━━━ EXTRACTED MATERIAL ━━━

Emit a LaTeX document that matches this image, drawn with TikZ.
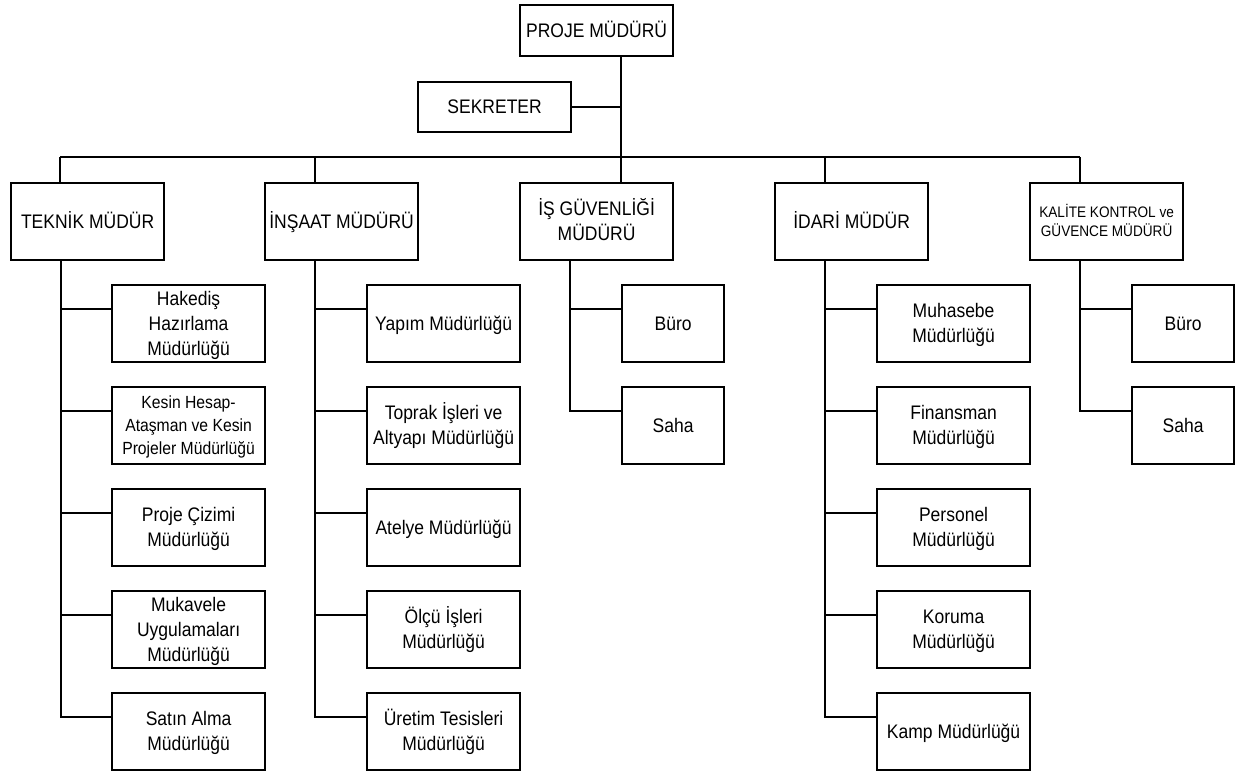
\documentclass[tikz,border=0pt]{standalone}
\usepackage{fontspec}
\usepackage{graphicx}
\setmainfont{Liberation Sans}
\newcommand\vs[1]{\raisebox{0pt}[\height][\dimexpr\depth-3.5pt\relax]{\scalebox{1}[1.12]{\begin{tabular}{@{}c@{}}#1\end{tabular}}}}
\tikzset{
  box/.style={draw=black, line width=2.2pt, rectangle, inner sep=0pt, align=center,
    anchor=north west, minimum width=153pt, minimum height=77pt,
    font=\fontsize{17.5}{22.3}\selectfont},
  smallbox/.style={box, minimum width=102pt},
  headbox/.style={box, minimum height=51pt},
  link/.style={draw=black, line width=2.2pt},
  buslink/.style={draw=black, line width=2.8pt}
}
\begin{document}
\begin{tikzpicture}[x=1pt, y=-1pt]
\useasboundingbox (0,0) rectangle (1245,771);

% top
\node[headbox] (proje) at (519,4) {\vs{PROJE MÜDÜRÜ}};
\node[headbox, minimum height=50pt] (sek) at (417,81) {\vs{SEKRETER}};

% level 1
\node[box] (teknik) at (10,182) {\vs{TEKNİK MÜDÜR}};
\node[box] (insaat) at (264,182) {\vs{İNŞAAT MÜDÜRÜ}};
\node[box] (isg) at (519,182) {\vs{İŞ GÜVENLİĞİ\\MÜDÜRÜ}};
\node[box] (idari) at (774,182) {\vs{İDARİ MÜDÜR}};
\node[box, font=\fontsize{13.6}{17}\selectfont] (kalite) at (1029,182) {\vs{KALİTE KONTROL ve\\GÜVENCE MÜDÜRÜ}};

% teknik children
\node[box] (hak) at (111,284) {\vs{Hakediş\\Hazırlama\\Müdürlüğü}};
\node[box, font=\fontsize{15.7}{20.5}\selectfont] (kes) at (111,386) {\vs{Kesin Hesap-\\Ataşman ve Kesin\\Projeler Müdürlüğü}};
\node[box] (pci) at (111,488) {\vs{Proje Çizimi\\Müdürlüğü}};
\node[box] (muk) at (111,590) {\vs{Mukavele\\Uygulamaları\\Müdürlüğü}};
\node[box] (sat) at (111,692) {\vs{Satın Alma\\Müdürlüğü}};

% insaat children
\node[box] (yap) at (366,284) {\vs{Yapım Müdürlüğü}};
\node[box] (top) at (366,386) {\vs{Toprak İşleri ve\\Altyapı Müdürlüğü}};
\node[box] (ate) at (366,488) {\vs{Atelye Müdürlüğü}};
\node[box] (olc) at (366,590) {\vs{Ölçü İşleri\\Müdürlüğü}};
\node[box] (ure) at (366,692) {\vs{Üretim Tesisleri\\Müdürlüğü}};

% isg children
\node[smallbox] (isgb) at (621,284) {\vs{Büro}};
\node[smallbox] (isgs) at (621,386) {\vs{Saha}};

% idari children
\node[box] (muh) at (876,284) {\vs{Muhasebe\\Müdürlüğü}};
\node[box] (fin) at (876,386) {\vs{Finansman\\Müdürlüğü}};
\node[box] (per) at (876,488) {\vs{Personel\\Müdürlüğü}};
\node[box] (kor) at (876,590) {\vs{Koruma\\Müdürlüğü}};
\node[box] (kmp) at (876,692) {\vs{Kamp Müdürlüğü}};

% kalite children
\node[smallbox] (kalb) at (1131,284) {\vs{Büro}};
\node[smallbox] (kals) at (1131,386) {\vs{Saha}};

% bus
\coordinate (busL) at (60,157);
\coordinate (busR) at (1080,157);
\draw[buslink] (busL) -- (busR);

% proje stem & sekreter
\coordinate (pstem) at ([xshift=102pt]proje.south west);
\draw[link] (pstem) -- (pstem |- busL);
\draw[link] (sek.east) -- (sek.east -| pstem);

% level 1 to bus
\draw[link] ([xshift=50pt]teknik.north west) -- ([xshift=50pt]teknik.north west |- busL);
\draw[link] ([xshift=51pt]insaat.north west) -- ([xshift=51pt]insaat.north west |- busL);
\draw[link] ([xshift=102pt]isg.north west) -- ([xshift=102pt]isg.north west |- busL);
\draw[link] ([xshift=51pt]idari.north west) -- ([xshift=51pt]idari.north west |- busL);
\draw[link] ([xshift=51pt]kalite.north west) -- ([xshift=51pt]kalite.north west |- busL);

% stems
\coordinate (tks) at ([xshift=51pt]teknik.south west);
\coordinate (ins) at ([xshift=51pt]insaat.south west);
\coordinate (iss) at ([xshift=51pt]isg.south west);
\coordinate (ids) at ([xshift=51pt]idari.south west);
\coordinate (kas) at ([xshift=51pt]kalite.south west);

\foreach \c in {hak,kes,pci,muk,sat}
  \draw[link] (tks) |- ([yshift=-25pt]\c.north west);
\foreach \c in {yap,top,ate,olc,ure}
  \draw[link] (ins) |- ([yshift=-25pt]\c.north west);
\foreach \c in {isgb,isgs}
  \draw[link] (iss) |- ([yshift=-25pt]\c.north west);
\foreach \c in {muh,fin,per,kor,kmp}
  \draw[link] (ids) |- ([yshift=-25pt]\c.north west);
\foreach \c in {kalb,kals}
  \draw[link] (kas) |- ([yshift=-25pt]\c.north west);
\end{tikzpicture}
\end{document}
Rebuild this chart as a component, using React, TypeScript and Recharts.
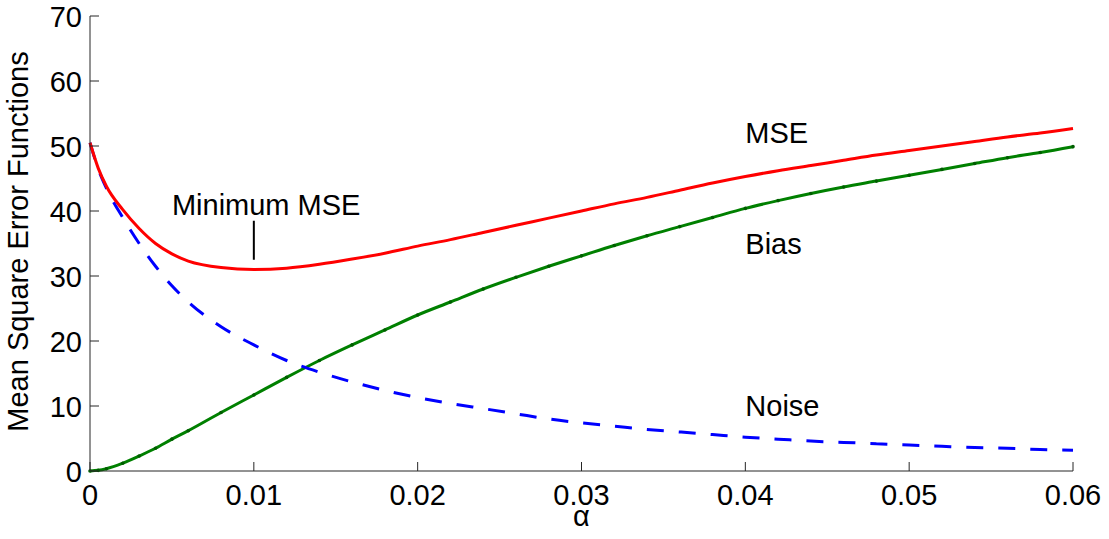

━━━

GIVEN INSTRUCTION – Extract lines where the string "this" occurs.

WRITTEN RESPONSE –
Emit a LaTeX document that matches this image, drawn with TikZ.
Rebuild this chart as a component, using React, TypeScript and Recharts.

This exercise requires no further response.